NEW YORK (GenomeWeb) – Inherited germline variants — including a range of alterations in the transcriptional repressor-coding gene ETV6 genes — can contribute to the development of childhood acute lymphoblastic leukemia, according to a study published online last night in Lancet Oncology.
An international team led by investigators at St. Jude Children's Research Hospital did exome sequencing on a family that appeared particularly prone to ALL, uncovering a germline truncation in the ETV6 gene that seemed to coincide with ALL risk. And through targeted sequencing on thousands more children with ALL, they tracked down dozens more ALL-associated ETV6 variants.
"This is the latest example of the important role that genetic variation and inheritance plays in ALL risk," corresponding author Jun Yang, a pharmaceutical sciences researcher at St. Jude, said in a statement. "That has clear clinical implications and will help us understand the biology driving this cancer."
While childhood ALL is often attributed to somatic mutations, at least a few studies have shown that identical twins and other siblings of children with ALL are more likely to develop ALL themselves, the team explained, suggesting ALL susceptibility may have a heritable component.
That possibility has been explored to some extent in past studies, which have uncovered moderate risk variants in genes from lymphoid development and tumor suppressor pathways.
Higher risk variants in genes such as PAX5 and SH2B3 have been linked to ALL through studies of families frequently affected by ALL, the researchers noted, and a significant proportion of children with ALL carry germline TP53 mutations.
Together with the elevated risk of ALL in those with specific genetic conditions such as Down syndrome, such findings hint that additional germline variants may be at play in ALL development.
For the current study, the researchers began by using the Illumina TruSeq kit and HiSeq 2500 to do exome sequencing on a woman who had been successfully treated for ALL as a child, along with her two ALL-affected daughters, one unaffected daughter, and the children's unaffected father.
Among the suspicious variants detected in the children and their mother was a nonsense mutation in the transcriptional repressor gene ETV6, which is involved in red blood cell development.
The gene caught the team's attention, given the past detection of somatic ETV6 mutations in ALL tumors and the presence of ETV6 germline variants in some individuals with inherited thrombocytopenia and/or blood cancer susceptibility.
The same truncating mutation turned up in the mother and all three children, despite the lack of ALL in one of the children.
Four more nonsense mutations in ETV6, and 27 missense, slice site, or frameshift ETV6 mutations turned up in another 35 childhood ALL cases when the researchers did targeted gene sequencing on germline samples from 4,405 unrelated children with ALL who were treated through the Children's Oncology Group or St. Jude hospital ALL trials.

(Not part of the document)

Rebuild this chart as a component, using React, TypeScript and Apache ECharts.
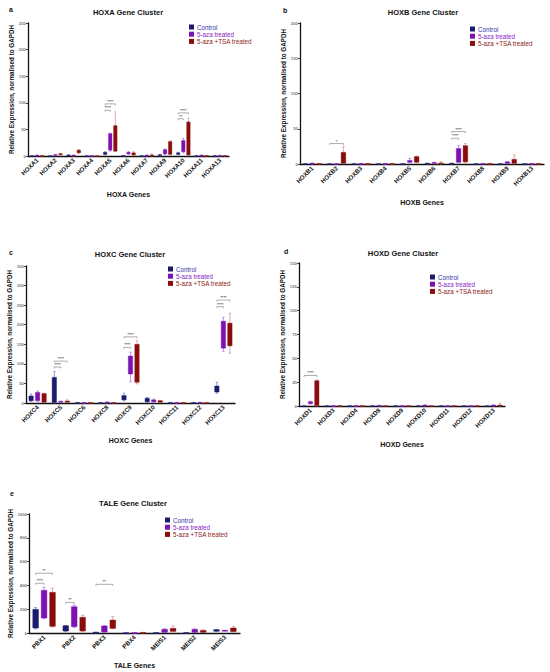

Interestingly, the ALL-associated variants tended to center on an ETV6 domain involved in erythroblast transformation, though the mechanism and degree of risk associated with such ETV6 alterations remains to be seen.
Nevertheless, the team's results so far suggest that the potentially risky ETV6 variants may be linked to particular ALL clinical features, including a slightly older age at diagnosis and an over-representation of ALL tumors with a hyper-diploid karyotype.